Elle m’envoie un mail. Elle sera à Marseille la semaine
prochaine, pour le week-end. Suis-je libre ? Peut-être pourrait-on se
rencontrer ? Elle ne sera pas seule. Elle vient avec son amant. Ils ont
loué un bateau. Je la connais par son blog. Nous nous suivons
ainsi, elle est attentive, laisse souvent des commentaires très amicaux.
Nous nous retrouvons ce vendredi soir sur le Vieux-Port. Le
ponton, le bateau, la douceur du soir. Nous nous regardons, nous nous
retrouvons. Retrouver c’est le mot. Comme de vieux amis, complices, tendres
presque, Pierre et Lucile. On ne se serait pas vus depuis longtemps, on aurait des
tas de trucs à se raconter, se donner des nouvelles, nos jobs, nos enfants, nos
vies… L’apéro passe vite, comme le repas délicieux en terrasse dans l’air tiède
et bruyant du restaurant bondé du dernier soir de l’été. Elle est jolie, brune, vive, des yeux clairs
et rieurs, il est charmant, bavard et gai, ravis tous deux d’être là, de cette escapade
clandestine, ravis des odeurs du port, des gabians qui volent et crient
au-dessus de nos têtes, de la grande pizza aux anchois, des artichauts et des
supions à l’ail, du vin des Côteaux d’Aix…
Il est minuit. « Tu nous rejoins demain ? ».
Non, ce samedi, j’ai des engagements, mais dimanche peut-être…
Dimanche, je prends la navette pour les îles du Frioul où
ils ont mouillé pour la nuit. Il est tôt, mais il fait si beau. La navette est
déjà pleine, touristes et locaux papotent, échangent sur les Journées du
Patrimoine, les balades et les bons plans, elle prend de la vitesse et la
fraîcheur de l’air me fait tressaillir. Il m’attend sur la petite plage avec l’annexe
et nous ramons ensemble pour la rejoindre au bateau, posé dans cette petite
calanque calme. L’eau est si claire, si douce, plongeon dans la Méditerranée, on
sort de l’eau, on se rince en frissonnant un peu, on mange quelques navettes à
la fleur d’oranger. On hisse la grand-voile et nous voila dans la pétole au
large, clapotant tranquillement au milieu des magnifiques bêtes de course de la
Juris Cup, affûtées pour prendre le moindre souffle dans leurs voiles noires en
Kevlar. Les équipages en uniforme virent de bord avec grâce.

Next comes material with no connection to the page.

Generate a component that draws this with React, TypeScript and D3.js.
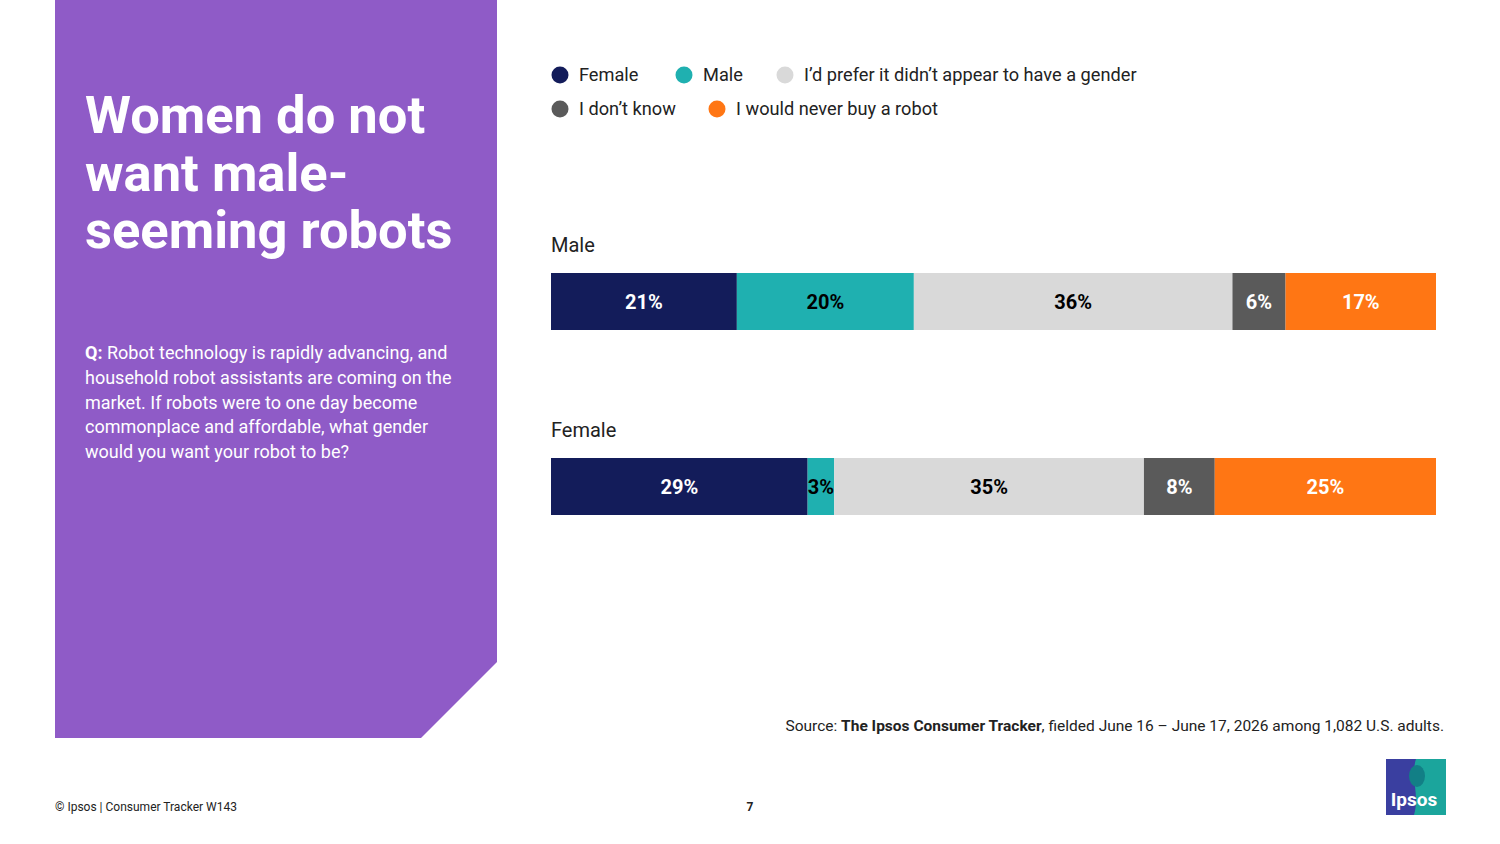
import React, { useEffect, useRef } from 'react';
import * as d3 from 'd3';

// chart data
const groups = ['Male', 'Female'];
const answers = [
  'Female',
  'Male',
  'I\u2019d prefer it didn\u2019t appear to have a gender',
  'I don\u2019t know',
  'I would never buy a robot',
];
const maleValues = [21, 20, 36, 6, 17];
const femaleValues = [29, 3, 35, 8, 25];
const colors = ['#131c5a', '#1fb0b0', '#d9d9d9', '#5a5a5a', '#ff7614'];
const labelColors = ['#fff', '#000', '#000', '#fff', '#fff'];

const titleLines = ['Women do not', 'want male-', 'seeming robots'];
const questionLines = [
  'Robot technology is rapidly advancing, and',
  'household robot assistants are coming on the',
  'market. If robots were to one day become',
  'commonplace and affordable, what gender',
  'would you want your robot to be?',
];

const FONT = 'Roboto, "Noto Sans", sans-serif';

const App = () => {
  const ref = useRef<HTMLDivElement>(null);

  useEffect(() => {
    const W = 1500;
    const H = 844;
    d3.select(ref.current).select('svg').remove();

    const svg = d3
      .select(ref.current)
      .append('svg')
      .attr('width', W)
      .attr('height', H)
      .style('display', 'block')
      .style('font-family', FONT);

    // purple side panel with cut corner
    svg.append('path')
      .attr('d', 'M55,0 H497 V662 L421,738 H55 Z')
      .attr('fill', '#8f5bc7');

    svg.append('g')
      .selectAll('text')
      .data(titleLines)
      .enter()
      .append('text')
      .attr('x', 85)
      .attr('y', (d, i) => 133 + i * 57.5)
      .attr('fill', '#fff')
      .attr('font-size', 52.5)
      .attr('font-weight', 700)
      .text(d => d);

    const q = svg.append('g').attr('fill', '#fff').attr('font-size', 18);
    questionLines.forEach((line, i) => {
      const t = q.append('text').attr('x', 85).attr('y', 359 + i * 24.8);
      if (i === 0) {
        t.append('tspan').attr('font-weight', 700).text('Q: ');
      }
      t.append('tspan').text(line);
    });

    // legend
    const legendPos = [
      [560, 75], [684, 75], [785, 75],
      [560, 109], [717, 109],
    ];
    const legend = svg.append('g');
    answers.forEach((a, i) => {
      const [lx, ly] = legendPos[i];
      legend.append('circle').attr('cx', lx).attr('cy', ly).attr('r', 8.5).attr('fill', colors[i]);
      legend.append('text')
        .attr('x', lx + 19)
        .attr('y', ly + 6)
        .attr('font-size', 18.2)
        .attr('fill', '#222')
        .text(a);
    });

    // bars
    const x = d3.scaleLinear().domain([0, 100]).range([551, 1436]);
    const y = d3.scaleBand().domain(groups).range([273, 515]).paddingInner(128 / 185).paddingOuter(0);
    const series = [maleValues, femaleValues];

    groups.forEach((g, gi) => {
      const vals = series[gi];
      const starts = d3.cumsum([0, ...vals]);
      const gy = y(g) as number;
      const bh = y.bandwidth();

      svg.append('text')
        .attr('x', 551)
        .attr('y', gy - 21)
        .attr('font-size', 20)
        .attr('fill', '#222')
        .text(g);

      const bg = svg.append('g');
      bg.selectAll('rect')
        .data(vals)
        .enter()
        .append('rect')
        .attr('x', (d, i) => x(starts[i]))
        .attr('y', gy)
        .attr('width', d => x(d) - x(0))
        .attr('height', bh)
        .attr('fill', (d, i) => colors[i]);

      bg.selectAll('text')
        .data(vals)
        .enter()
        .append('text')
        .attr('x', (d, i) => x(starts[i] + d / 2))
        .attr('y', gy + bh / 2 + 7)
        .attr('text-anchor', 'middle')
        .attr('font-size', 20)
        .attr('font-weight', 700)
        .attr('fill', (d, i) => labelColors[i])
        .text(d => `${d}%`);
    });

    // source
    const src = svg.append('text')
      .attr('x', 1444)
      .attr('y', 731)
      .attr('text-anchor', 'end')
      .attr('font-size', 15.5)
      .attr('fill', '#222');
    src.append('tspan').text('Source: ');
    src.append('tspan').attr('font-weight', 700).text('The Ipsos Consumer Tracker');
    src.append('tspan').text(', fielded June 16 \u2013 June 17, 2026 among 1,082 U.S. adults.');

    // footer
    svg.append('text')
      .attr('x', 55)
      .attr('y', 811)
      .attr('font-size', 12)
      .attr('fill', '#222')
      .text('\u00a9 Ipsos | Consumer Tracker W143');
    svg.append('text')
      .attr('x', 750)
      .attr('y', 811)
      .attr('text-anchor', 'middle')
      .attr('font-size', 12)
      .attr('font-weight', 700)
      .attr('fill', '#222')
      .text('7');

    // logo
    const logo = svg.append('g').attr('transform', 'translate(1386,759)');
    logo.append('path').attr('d', 'M0,0 H60 V56 H0 Z').attr('fill', '#1ba59c');
    logo.append('path').attr('d', 'M0,0 H30 C24,18 34,36 28,56 H0 Z').attr('fill', '#3a3fa0');
    logo.append('ellipse').attr('cx', 31).attr('cy', 17).attr('rx', 8).attr('ry', 11).attr('fill', '#127f86');
    logo.append('text')
      .attr('x', 28)
      .attr('y', 47)
      .attr('text-anchor', 'middle')
      .attr('font-size', 19)
      .attr('font-weight', 700)
      .attr('fill', '#fff')
      .text('Ipsos');
  }, []);

  return <div ref={ref} style={{ position: 'absolute', left: 0, top: 0 }}></div>;
};

export default App;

Nous traversons la rade et allons nous poser en face des calanques,
derrière l’Ile Maire, au creux accueillant de l’Ile de Jarre pour manger des pâtes vaillamment cuites par Pierre
sur le réchaud asthmatique. Nos mots s’apaisent, c’est l’heure de la sieste, je
m’assoupis sur le pont pendant qu’il la caresse et je me réveille pour voir
ses doigts à lui, plein des fragrances mystérieuses qu’il lui fait lécher…
Au retour, le vent nous porte, on fait le tour du Château d’If,
lumière sublime, ocre beige des pierres, silhouettes des visiteurs en ombre
chinoise, la ville embrumée de chaleur, majestueuse au loin, Notre Dame de la
Garde qui veille, voiles et petits bateaux à moteur, plaisanciers, pêcheurs et
ski nautique.
Retour au port, balade magique, pureté du ciel redevenu
bleu, limpide, coucher rose et rouge du soleil, un mojito au bar, on continue de se raconter nos histoires… On
arrive dans ma maison perchée, c’est beau une ville la nuit.
Après le repas simplement fait, partagé, petit rouge de
derrière mes fagots, discussion vive et un peu émue, féminisme, sexualité, couples, les hommes, les
femmes, souvenirs et traumas, joies et peines, après le repas, la douche et
après la douche…
Nus et humides nous nous rejoignons dans ma chambre. Trois.
C’est tendre et attentif, délicieux et doux, intense et presque brutal, complice et
serein, libre et jouissif.
J’ai un beau coup de soleil sur le nez. Revenez quand vous voulez.